It’s Time to Dig Up Your Company’s Content Graveyard
When you start treating internal insight as reusable infrastructure, everything from strategy to storytelling gets stronger.
Everything your people do well can be leveraged, documented, and then transformed into pithy and engaging material that speaks in your company’s most authentic voice. Think about the last time you listened to one of your executives deliver a persuasive keynote that captured an elusive but important idea or the way an offsite workshop helped senior leadership hash out the best way to launch your next product. Were you taking notes? Where does that brilliance live, other than in the very capable minds of your people? Figuring that out is critical.
The Quiet Death of Useful Ideas
After doing so much work to arrive at great ideas, what if you had a way of leveraging those ideas to do more work for you on the back end?
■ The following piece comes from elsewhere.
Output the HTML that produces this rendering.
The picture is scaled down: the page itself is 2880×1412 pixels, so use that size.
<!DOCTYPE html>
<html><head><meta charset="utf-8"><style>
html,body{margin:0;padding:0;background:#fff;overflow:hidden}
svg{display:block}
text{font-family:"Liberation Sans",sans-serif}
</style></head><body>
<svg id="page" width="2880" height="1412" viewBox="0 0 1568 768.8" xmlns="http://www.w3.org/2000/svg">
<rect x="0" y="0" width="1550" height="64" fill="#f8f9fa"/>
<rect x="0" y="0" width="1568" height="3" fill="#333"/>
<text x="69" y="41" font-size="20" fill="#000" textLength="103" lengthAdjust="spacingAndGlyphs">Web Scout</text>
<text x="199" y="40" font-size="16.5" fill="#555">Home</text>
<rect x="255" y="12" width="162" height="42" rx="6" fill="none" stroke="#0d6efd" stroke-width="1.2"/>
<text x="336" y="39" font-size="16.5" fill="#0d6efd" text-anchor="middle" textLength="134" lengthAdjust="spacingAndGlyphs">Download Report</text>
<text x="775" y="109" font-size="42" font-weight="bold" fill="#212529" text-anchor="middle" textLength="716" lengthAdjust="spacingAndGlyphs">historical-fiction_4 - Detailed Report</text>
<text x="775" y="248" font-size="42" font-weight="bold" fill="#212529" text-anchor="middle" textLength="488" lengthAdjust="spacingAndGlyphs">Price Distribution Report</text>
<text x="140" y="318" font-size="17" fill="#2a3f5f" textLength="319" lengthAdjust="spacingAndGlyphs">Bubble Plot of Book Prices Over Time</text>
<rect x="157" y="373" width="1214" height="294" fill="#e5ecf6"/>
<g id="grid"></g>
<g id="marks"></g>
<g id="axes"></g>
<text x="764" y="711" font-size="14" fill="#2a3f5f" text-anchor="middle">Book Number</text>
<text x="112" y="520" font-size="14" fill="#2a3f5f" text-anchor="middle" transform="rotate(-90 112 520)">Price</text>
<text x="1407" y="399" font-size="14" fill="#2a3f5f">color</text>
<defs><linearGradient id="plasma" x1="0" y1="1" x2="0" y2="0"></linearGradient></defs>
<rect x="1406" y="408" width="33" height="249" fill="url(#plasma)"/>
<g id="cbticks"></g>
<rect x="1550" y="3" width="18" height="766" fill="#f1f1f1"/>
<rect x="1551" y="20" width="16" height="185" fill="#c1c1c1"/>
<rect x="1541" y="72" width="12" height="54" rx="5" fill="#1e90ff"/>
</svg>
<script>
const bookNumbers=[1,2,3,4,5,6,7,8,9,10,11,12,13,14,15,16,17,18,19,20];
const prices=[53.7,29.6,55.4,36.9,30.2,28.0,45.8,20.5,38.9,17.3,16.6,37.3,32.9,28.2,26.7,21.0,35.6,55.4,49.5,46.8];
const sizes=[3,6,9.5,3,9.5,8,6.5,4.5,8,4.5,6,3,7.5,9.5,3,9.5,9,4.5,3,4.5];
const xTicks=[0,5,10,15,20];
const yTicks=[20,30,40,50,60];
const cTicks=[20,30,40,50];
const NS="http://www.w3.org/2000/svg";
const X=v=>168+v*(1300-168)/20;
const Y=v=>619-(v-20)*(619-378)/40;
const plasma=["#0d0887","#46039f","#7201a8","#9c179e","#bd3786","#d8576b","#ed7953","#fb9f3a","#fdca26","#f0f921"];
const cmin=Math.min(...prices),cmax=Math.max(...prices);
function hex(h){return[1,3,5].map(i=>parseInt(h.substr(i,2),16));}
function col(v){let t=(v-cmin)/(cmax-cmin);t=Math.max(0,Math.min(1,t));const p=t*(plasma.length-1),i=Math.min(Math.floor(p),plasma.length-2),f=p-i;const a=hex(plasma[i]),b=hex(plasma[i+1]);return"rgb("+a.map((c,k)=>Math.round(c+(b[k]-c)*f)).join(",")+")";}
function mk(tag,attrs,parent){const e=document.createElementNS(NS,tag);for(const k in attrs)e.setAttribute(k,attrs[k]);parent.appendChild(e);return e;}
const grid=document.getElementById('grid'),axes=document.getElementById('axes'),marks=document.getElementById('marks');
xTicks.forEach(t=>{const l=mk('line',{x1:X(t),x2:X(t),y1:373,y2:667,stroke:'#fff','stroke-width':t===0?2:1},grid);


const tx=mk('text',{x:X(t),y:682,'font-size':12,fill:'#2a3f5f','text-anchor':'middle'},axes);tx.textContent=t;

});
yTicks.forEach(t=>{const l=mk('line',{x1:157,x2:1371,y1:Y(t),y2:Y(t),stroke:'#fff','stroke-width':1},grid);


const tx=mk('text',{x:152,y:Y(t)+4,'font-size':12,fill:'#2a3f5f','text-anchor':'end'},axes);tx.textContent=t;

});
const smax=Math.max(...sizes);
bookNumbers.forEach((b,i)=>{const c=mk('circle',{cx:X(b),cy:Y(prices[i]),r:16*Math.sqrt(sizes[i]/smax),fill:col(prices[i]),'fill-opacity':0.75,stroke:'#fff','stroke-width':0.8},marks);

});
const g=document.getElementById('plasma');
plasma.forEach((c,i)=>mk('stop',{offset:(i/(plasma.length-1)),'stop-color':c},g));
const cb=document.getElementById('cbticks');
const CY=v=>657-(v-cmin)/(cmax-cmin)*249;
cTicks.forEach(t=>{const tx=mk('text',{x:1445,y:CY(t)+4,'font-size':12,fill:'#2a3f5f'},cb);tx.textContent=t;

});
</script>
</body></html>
You are almost certainly producing veritable mountains of brilliant raw material, and that’s impressive. We congratulate you. But it’s not the end of the road. Not to put too fine a point on it, but don’t you think it’s a little bit silly to bury these great ideas, these hard-won gems, before they are technically dead?
Not to belabor the metaphor, but it would be easier if companies had a unified, standard graveyard where all their great thinking went to die. But it’s hard to justify taking the time to collect and curate these ideas. So, if we are lucky, they tend to languish in digital folders, scattered notes (probably even handwritten, in some cases), and recordings. After all, if you haven’t empowered anyone to canvas rough transcripts, internal memos, voicemails, slack dialogues, all-hands minutes, and even employee feedback or surveys, then it’s a pretty sure bet that all of that raw material is just going to lie fallow. This can be a good opportunity to encourage your people to review their own minds for nuggets of insight. We promise: you will get more than you expect, and the effort will have the added benefit of reminding your people how delightfully clever they actually are.
Exhuming Value Requires Intentional Effort
Unless companies develop procedures or take explicit steps to mine this untapped resource, it’s hard to ignore how much time and brilliance is being wasted. It’s certainly not intentional neglect, but it still costs companies plenty in terms of potential influence, authority, and momentum. Rescuing these ideas from the company’s content graveyard gives them another life. In slightly less melodramatic terms, the ideas haven’t reached their fullest potential, which might be thought leadership articles, brand narratives, or even meaningful internal messaging and communications.
Moving to fill the often-wide gap between smart thinking and impactful storytelling amplifies the value of every call, meeting, and brainstorming session. Few companies recognize that their scrap paper and random notes are money and time left on the table. Using them, expanding them, and repurposing them is a great example of something you can do to show your people that everything they do has impact, and that their role is bigger and more relevant than they may realize.
Strategic Takeaway
Smart companies see every internal conversation as potential strategic content, not disposable dialogue.
Applied Insight
Maintain a shared, searchable digital folder where teams can upload meeting notes, transcripts, voice memos, or strategy docs.